So a covenant may be either conditional or unconditional. A conditional covenant may be as simple as an oral promise to feed someone if that one will do some chores, quid pro quo. Or it may be something like a king’s formal and written covenant with his people, his promise to lead them and allow them to live in his land, but only if they fulfill their promise to obey his laws, where those laws are conditional obligations placed on his people. But kings also made unconditional covenants or promises, through grace or love for the people to whom their promises were made, where the king promised to do something with no strings attached, requiring no reciprocation. A king might promise to spare a person or a people through his compassion alone. Individuals often make unconditional promises in the same way. A neighbour might make an oral covenant with an old widow, a promise to mow her lawns, keep her yard orderly, take out her trash and do other chores, all without her doing anything for him in return, purely through grace and compassion alone. And this kind of unconditional covenant, through grace, is the kind of covenant our loving God often makes with us, and the kind of covenant He expects His elect children to make with others who need their help.

The three main covenants that God made with His children, the elect, are the Abrahamic, Old and New Covenants; where one is a conditional covenant and other two are unconditional covenants. All three were initiated by God, and all the terms in each were set by God, since He is the Owner, King and Father of all. God also judges and enforces all the conditions or obligations, either directly or through an agent. And none of His property, subjects or little children have any right to initiate any kind of covenant with Him or anyone else, except through His express permission or command, or according to His laws, since He is the Creator, Owner, King and Father of all. Therefore, all three of these covenants—the Abrahamic Covenant, the Old Covenant and the New Covenant—originate from and belong to God alone. And we must remember that He created these three covenants solely for the elect who will be His priesthood, the church. He did not make them with anyone else at all.

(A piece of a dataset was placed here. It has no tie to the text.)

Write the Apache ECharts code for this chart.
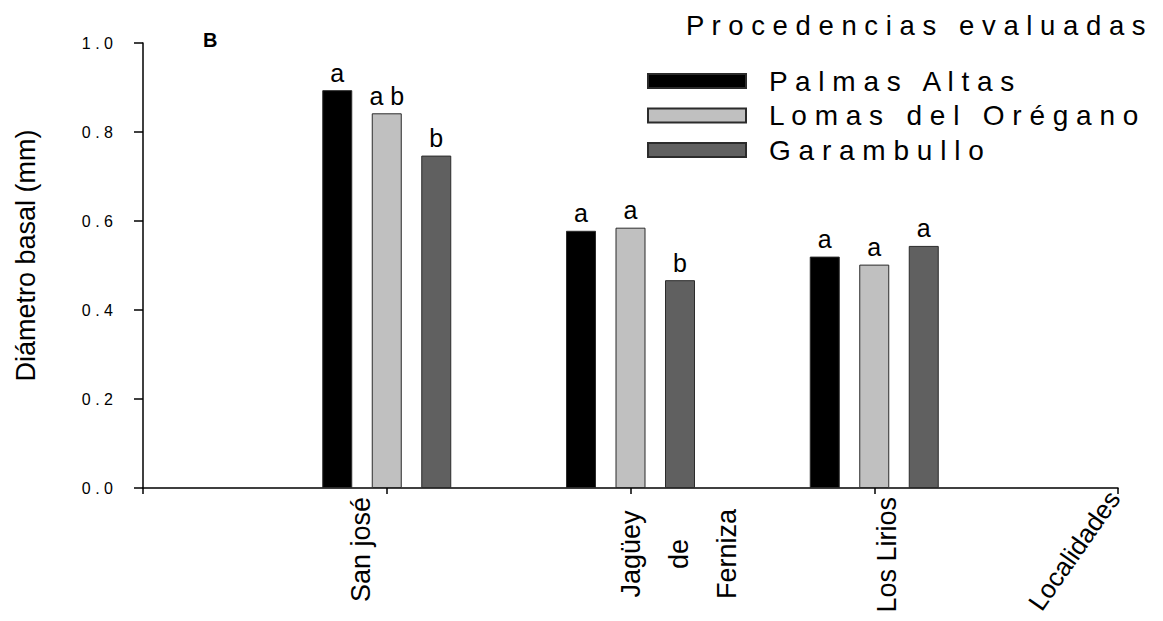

First God created His priesthood, the church, through the unconditional Abrahamic Covenant. Later, in the unconditional New Covenant, God more clearly specified how He would fulfill His promises made in the Abrahamic Covenant. Then He fulfilled both of these unconditional covenants through Jesus. But, between these two related unconditional covenants, God made a conditional covenant. In the Old Covenant, God promised to do certain works for His church, but only on the condition that His people would first obey all the laws that He obligated them to fulfill in that covenant. So this was definitely a conditional covenant. God promised to keep the church of Israel physically safe and sound, but only if His people kept the demands He made of them in His covenant, the “laws” He stipulated and made them promise to keep. And all these demands were revealed through His agent, the prophet called Moses. So the people of the church, the priesthood of Israel, promised to live by the laws which God established in the Old Covenant, all the 613 laws revealed over a period of about 40 years. And all these 613 laws are summarized and represented by the Ten Commandments.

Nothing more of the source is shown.